If you are anything like me than a lot of your friends went to art school after high school. If that does not sound like you then you must have at least been aware of the “artsy weirdos” or whatever your clique called them. Much like with any group of friends the art kids had their stereotypical qualities that existed for a reason. The jocks actually were really into sports and were generally popular, the nerds killed it at class but were a bit socially awkward, so on and so forth. There is a movie out there that tackles the subject of art school kids in a funny and insightful way, and while it may not be the greatest film ever it certainly is worth a watch.
The first thing you should know about this movie is that it was directed by Terry Zwigoff, and that name should ring a bell.
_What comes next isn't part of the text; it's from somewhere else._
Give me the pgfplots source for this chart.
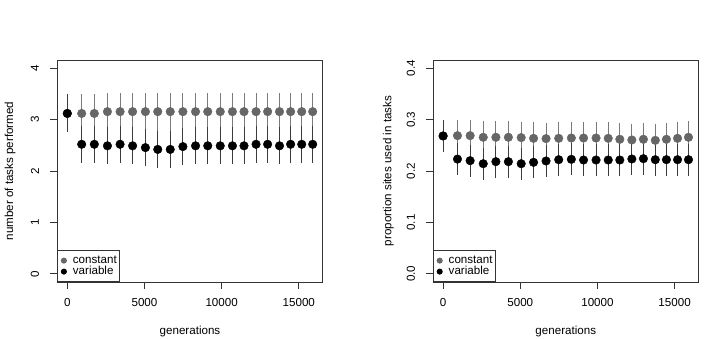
\documentclass[border=0pt]{standalone}
\usepackage{fontspec}
\setmainfont{Liberation Sans}
\usepackage{pgfplots}
\usepackage{pgfplotstable}
\pgfplotsset{compat=1.18}
\definecolor{cgray}{HTML}{666666}
\definecolor{cbar}{HTML}{7A7A7A}
\definecolor{vbar}{HTML}{3C3C3C}
\definecolor{axcol}{HTML}{333333}

\pgfplotstableread{
x     c      ce    v      ve
0     3.12   0.37  3.12   0.37
930   3.12   0.37  2.52   0.36
1750  3.12   0.37  2.52   0.36
2600  3.155  0.37  2.49   0.36
3420  3.155  0.37  2.52   0.36
4230  3.155  0.37  2.49   0.36
5060  3.155  0.37  2.455  0.36
5860  3.155  0.37  2.42   0.36
6670  3.155  0.37  2.42   0.36
7490  3.155  0.37  2.475  0.36
8310  3.155  0.37  2.49   0.36
9100  3.155  0.37  2.49   0.36
9910  3.155  0.37  2.49   0.36
10700 3.155  0.37  2.49   0.36
11450 3.155  0.37  2.49   0.36
12230 3.155  0.37  2.52   0.36
12980 3.155  0.37  2.52   0.36
13750 3.155  0.37  2.49   0.36
14470 3.155  0.37  2.52   0.36
15190 3.155  0.37  2.52   0.36
15900 3.155  0.37  2.52   0.36
}\dataL

\pgfplotstableread{
x     c       ce     v       ve
0     0.2682  0.032  0.2682  0.032
930   0.2688  0.031  0.2232  0.031
1750  0.2688  0.031  0.2201  0.031
2600  0.2656  0.031  0.2142  0.031
3420  0.2656  0.031  0.2182  0.031
4230  0.2656  0.031  0.2182  0.031
5060  0.2650  0.031  0.2142  0.031
5860  0.2636  0.031  0.2169  0.031
6670  0.2630  0.031  0.2195  0.031
7490  0.2636  0.031  0.2220  0.031
8310  0.2642  0.031  0.2227  0.031
9100  0.2642  0.031  0.2214  0.031
9910  0.2642  0.031  0.2214  0.031
10700 0.2636  0.031  0.2214  0.031
11450 0.2617  0.031  0.2214  0.031
12230 0.2604  0.031  0.2234  0.031
12980 0.2617  0.031  0.2240  0.031
13750 0.2597  0.031  0.2220  0.031
14470 0.2617  0.031  0.2220  0.031
15190 0.2636  0.031  0.2220  0.031
15900 0.2656  0.031  0.2220  0.031
}\dataR

\pgfplotsset{
  rpanel/.style={
    width=265pt, height=222pt, scale only axis,
    xmin=-636, xmax=16536,
    xtick={0,5000,10000,15000},
    scaled x ticks=false,
    xtick pos=bottom, ytick pos=left,
    tick align=outside, major tick length=7pt,
    axis line style={draw=axcol, line width=0.8pt},
    every tick/.style={draw=axcol, line width=0.8pt},
    font=\fontsize{11.6}{13.9}\selectfont,
    /pgf/number format/assume math mode=true,
    /pgf/number format/set thousands separator={},
    xticklabel style={anchor=center},
    xticklabel shift=14pt,
    yticklabel style={anchor=center, xshift=-15.5pt, rotate=90},
    xlabel={generations},
    xlabel style={at={(axis description cs:0.5,0)}, anchor=center, yshift=-49.7pt},
    legend cell align=left,
    legend style={at={(0,0)}, anchor=south west, draw=axcol, line width=0.8pt,
      fill=white, inner xsep=3pt, inner ysep=4.5pt, row sep=0pt, column sep=6pt,
      font=\fontsize{11.6}{13.9}\selectfont,
      nodes={inner sep=0pt, text height=8.2pt, text depth=2.8pt}},
  },
  cser/.style={only marks, mark=*, mark size=4.3pt, color=cgray,
    error bars/y dir=both, error bars/y explicit,
    error bars/error bar style={draw=cbar, line width=1pt},
    error bars/error mark=none,
    legend image code/.code={\fill[cgray] (0pt,0pt) circle (2.6pt);}},
  vser/.style={only marks, mark=*, mark size=4.3pt, color=black,
    error bars/y dir=both, error bars/y explicit,
    error bars/error bar style={draw=vbar, line width=1pt},
    error bars/error mark=none,
    legend image code/.code={\fill[black] (0pt,0pt) circle (2.6pt);}},
}

\begin{document}
\begin{tikzpicture}
\useasboundingbox (0pt,0pt) rectangle (705pt,338pt);
\begin{axis}[rpanel, at={(57.5pt,56pt)}, anchor=south west,
  ymin=-0.16, ymax=4.16, ytick={0,1,2,3,4},
  ylabel={number of tasks performed},
  ylabel style={at={(axis description cs:-0.179,0.5)}, anchor=center}]
\addplot[cser] table[x=x, y=c, y error=ce]{\dataL};
\addlegendentry{constant}
\addplot[vser] table[x=x, y=v, y error=ve]{\dataL};
\addlegendentry{variable}
\end{axis}
\begin{axis}[rpanel, at={(433.3pt,56pt)}, anchor=south west,
  ymin=-0.016, ymax=0.416, ytick={0,0.1,0.2,0.3,0.4},
  yticklabel style={/pgf/number format/.cd, fixed, fixed zerofill, precision=1},
  ylabel={proportion sites used in tasks},
  ylabel style={at={(axis description cs:-0.170,0.5)}, anchor=center}]
\addplot[cser] table[x=x, y=c, y error=ce]{\dataR};
\addlegendentry{constant}
\addplot[vser] table[x=x, y=v, y error=ve]{\dataR};
\addlegendentry{variable}
\end{axis}
\end{tikzpicture}
\end{document}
He is the mind behind Ghost World (the movie, not the comic), which is widely regarded as a great film. No? Ghost World is still too obscure? Alright, fine, he directed Bad Santa. That is really about it for him, though, as he stopped making films after Art School Confidential, which sucks because he has a dark sense of humor that comes through in his films in a way that very few filmmakers can match.
Art School Confidential is about a guy named Jerome who just graduated high school and set off to art school to become a great artist. That is really the whole plot. He struggles, falls in love, all your basic “going away to college” fair but with an art school twist and a healthy dose of dark humor. Anyone who has gone off to school and had trouble finding their own way to go about life will immediately relate to Jerome.
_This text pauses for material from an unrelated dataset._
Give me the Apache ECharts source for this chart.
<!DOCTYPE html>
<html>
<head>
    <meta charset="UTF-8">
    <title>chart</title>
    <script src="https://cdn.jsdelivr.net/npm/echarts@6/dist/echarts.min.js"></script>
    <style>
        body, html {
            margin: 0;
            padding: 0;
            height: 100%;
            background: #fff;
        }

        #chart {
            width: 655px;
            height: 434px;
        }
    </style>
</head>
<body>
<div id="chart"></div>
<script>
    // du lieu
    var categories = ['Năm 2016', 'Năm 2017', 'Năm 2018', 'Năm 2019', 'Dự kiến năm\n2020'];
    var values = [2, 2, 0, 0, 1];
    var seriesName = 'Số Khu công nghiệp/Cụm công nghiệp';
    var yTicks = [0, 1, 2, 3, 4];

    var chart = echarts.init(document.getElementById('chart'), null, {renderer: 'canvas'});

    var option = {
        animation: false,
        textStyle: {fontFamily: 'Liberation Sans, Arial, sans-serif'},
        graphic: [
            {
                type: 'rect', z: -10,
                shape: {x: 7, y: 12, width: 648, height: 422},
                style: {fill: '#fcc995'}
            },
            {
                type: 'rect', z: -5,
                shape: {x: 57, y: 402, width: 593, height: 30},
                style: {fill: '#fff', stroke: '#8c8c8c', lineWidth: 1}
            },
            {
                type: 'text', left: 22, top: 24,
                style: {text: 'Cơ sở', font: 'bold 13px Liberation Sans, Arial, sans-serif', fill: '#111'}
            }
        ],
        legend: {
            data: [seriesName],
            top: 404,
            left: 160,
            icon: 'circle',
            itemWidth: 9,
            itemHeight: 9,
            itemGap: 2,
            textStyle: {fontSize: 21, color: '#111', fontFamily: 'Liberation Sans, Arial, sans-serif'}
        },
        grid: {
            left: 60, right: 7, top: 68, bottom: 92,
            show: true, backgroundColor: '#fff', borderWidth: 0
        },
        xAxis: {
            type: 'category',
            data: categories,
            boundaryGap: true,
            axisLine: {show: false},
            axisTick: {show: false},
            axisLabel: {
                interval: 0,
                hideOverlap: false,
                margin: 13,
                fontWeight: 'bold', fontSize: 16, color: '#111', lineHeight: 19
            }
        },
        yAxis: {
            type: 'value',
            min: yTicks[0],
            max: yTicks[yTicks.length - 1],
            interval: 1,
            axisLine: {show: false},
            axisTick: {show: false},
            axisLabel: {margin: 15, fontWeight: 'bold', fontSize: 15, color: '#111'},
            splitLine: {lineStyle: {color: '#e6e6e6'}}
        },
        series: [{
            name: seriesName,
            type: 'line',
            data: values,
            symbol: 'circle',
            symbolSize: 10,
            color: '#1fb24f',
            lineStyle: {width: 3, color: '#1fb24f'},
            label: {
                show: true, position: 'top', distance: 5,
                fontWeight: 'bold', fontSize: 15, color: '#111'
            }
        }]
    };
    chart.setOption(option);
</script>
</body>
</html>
While Jerome may have been played by a relatively unknown actor (Max Minghella) the rest of the cast has some great star power. The most recognizable face is probably one of Jerome’s professors, hilariously played by John Malkovich. His former famous artist turned professor is jaded and full of contempt with just the right amount of passive agression to seem very real. Other stars in the film include Ethan Suplee, Nick Swardson, Anjelica Huston, Adam Scott, Joel David Moore, and a great cameo by Steve Buscemi. Most of these actors were used before they “made it” so you get a lot of them in minor roles that are still quite memorable.
Back to Jerome. This is one of my favorite character transformations from any movie ever. Without giving away what happens in the end of the film I will say that Jerome goes from content and hopeful to nihilistic, uncaring, and cynical and the transition is beautiful. We have all felt the way Jerome does at some point. So beaten down by the world that you just hope everything burns because nothing matters. It is dark, but it is delivered in such a sly way that it becomes entertaining and humorous. In addition, Jerome is not the only character we see changing over the year. Both of his roommates change in significant ways, but never so much that it takes the focus off of the main story. Perfect storytelling.
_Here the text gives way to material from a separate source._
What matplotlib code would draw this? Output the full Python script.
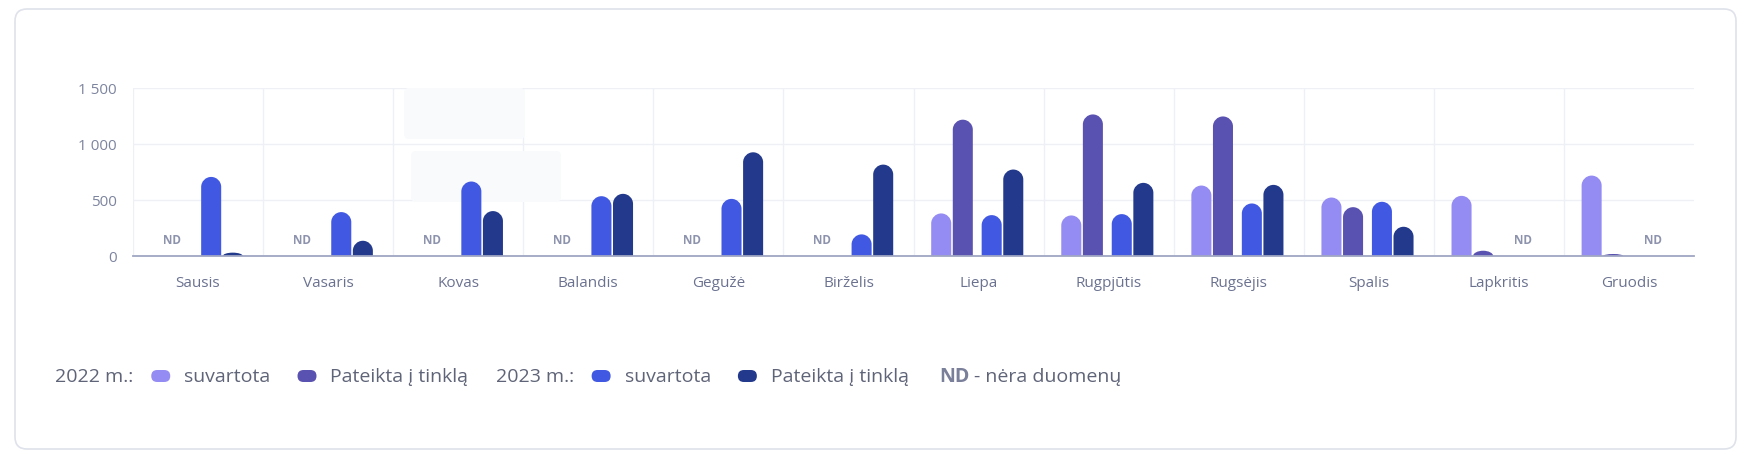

At the end of the day Art School Confidential was not well received and it did not win any awards but maybe it should have. It is a great look at growing up with a realistically dark way about it that the masterful Terry Zwigoff turned in to comedy gold. I am not saying you need to run out and buy this film (although you absolutely should) I am just saying you should give it an honest chance and appreciate for what it is: a great art house film about art school.